Cynthia D. Grant has broached the topic of survival before, in Mary Wolf and Uncle Vampire--both of which feature strong girls persevering against impossible odds. The White Horse explores this same tough-as-nails territory but adds a responsible, caring adult who is not afraid to admit her own fallibility: "I am not cut out for this. I'm a lousy teacher. The kind who uses the word 'lousy.'" Alternating between Ms. Johnson's wry, humorous voice and Raina's heartbreaking journal entries ("Maybe heaven's like that, a big quiet room where you sleep beside the people you love. You can't see them or feel them, but you can hear them breathing, and there's blankets, and everybody's warm"), this book will open both teen and adult eyes to the unique set of issues that each may face. (Ages 12 and older) --Jennifer Hubert

From Publishers Weekly
Grant (Mary Wolf; Phoenix Rising) turns out another top-rank problem novel as she unfolds a homeless teen's story via a multistranded narrative. Third-person accounts closely profile Raina as she and her drug-addict "fiance" scramble to find shelter each night; Raina writes bitingly eloquent stories of her childhood for her English teacher (staying in school is desperately important, Raina knows, although she can't say why); and that teacher, Peggy Johnson, privately saddened by the infertility that destroyed her marriage, delivers ironic, self-aware monologues. After the death (a possible suicide) of Raina's boyfriend and her belated acknowledgment of her own pregnancy, Raina reaches out to Peggy for help. Several painful intervals elapse before Peggy sets aside her barely voiced wish for a knight on a white horse to transform her life, and before Raina distances herself from the cruel abuses of a mother addicted to the "white horse"?heroin. Grant carefully builds each character and balances their interactions, avoiding the sensationalism suggested by the story line. An understated and deeply poignant portrayal of a troubled teen. Ages 12-up.
Copyright 1998 Reed Business Information, Inc.

From School Library Journal
Grade 8 Up-Definitely not for Marguerite Henry fans, this book is about a horse of a different genre-drugs. No newcomer to realistic young adult fiction, Grant tackles head-on the subjects of drug dependency and teenage pregnancy. Raina is the product of generations of abuse. Her mother, a crack addict and dealer, is the daughter of an alcoholic mother and sexually abusive father. Raina survives on the streets; after her drug-addicted boyfriend dies and she discovers she is pregnant, she goes to the only kindly adult she knows-her English teacher, a woman whose marriage ended with her inability to conceive a child.

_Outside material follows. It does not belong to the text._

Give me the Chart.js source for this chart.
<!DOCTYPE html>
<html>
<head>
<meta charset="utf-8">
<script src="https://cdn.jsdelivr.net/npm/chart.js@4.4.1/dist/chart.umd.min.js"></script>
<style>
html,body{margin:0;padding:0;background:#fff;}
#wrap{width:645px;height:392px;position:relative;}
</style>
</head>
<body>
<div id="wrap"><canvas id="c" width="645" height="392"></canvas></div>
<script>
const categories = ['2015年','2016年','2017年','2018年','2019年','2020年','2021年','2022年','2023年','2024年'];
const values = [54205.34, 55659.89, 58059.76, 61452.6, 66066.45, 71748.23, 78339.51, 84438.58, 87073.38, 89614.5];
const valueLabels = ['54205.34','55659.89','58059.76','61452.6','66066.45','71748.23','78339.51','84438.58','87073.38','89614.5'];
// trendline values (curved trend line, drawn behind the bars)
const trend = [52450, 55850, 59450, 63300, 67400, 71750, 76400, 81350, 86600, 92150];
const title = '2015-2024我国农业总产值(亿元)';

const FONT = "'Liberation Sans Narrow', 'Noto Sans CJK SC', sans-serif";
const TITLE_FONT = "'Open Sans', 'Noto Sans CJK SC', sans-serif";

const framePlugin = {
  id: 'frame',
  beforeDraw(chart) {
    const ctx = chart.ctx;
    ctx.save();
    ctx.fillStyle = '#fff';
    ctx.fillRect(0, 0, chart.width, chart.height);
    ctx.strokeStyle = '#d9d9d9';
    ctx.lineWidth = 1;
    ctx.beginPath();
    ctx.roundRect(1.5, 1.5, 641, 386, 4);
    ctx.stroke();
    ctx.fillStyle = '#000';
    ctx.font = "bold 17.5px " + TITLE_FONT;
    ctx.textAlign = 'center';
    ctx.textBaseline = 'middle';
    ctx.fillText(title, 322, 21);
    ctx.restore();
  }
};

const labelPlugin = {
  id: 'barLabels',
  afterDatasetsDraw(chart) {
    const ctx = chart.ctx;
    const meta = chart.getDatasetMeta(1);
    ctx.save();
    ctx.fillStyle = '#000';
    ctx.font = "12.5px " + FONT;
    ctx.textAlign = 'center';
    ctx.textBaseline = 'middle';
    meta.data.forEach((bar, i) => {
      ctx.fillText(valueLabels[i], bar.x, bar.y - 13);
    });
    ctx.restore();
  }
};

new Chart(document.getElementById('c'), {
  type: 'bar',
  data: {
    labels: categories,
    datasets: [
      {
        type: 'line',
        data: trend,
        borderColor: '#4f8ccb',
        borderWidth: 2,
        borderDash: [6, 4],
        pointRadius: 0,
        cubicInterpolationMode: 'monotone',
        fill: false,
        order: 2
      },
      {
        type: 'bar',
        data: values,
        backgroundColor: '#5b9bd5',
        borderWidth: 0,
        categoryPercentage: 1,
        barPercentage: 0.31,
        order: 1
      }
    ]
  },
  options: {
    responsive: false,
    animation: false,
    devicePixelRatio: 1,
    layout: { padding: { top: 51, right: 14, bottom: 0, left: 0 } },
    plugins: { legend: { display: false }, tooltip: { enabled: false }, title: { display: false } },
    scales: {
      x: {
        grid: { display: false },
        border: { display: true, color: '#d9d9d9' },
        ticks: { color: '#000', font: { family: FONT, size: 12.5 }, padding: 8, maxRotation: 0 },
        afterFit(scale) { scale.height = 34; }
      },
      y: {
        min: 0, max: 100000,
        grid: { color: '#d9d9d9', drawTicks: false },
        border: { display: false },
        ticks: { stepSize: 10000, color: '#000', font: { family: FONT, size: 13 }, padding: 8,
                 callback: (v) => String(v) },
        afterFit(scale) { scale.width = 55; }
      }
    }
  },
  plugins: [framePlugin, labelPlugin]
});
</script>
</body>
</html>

However, Raina's mother is interested in the baby as a needed source of welfare money. Could this be any bleaker? Mother still has not forgiven Raina for ruining their chances to go on the Larry Singer Show and display their dysfunctional lives. Readers will be totally unprepared for the rosily happy ending-yes, the kindly teacher adopts both Raina and her baby. Characterization is a big problem. There are so many negative characters-virtually all of the teen's living family members, as well as her boyfriend's boorish, wealthy father. The teacher does not really know Raina, except through brief creative-writing exercises. Grant captures all of the grim reality of one teen's life of homelessness, abuse, and poverty. However, Melvin Burgess's Smack (Holt, 1998) is a more riveting and gritty British look at heroin addiction, pregnancy, and survival.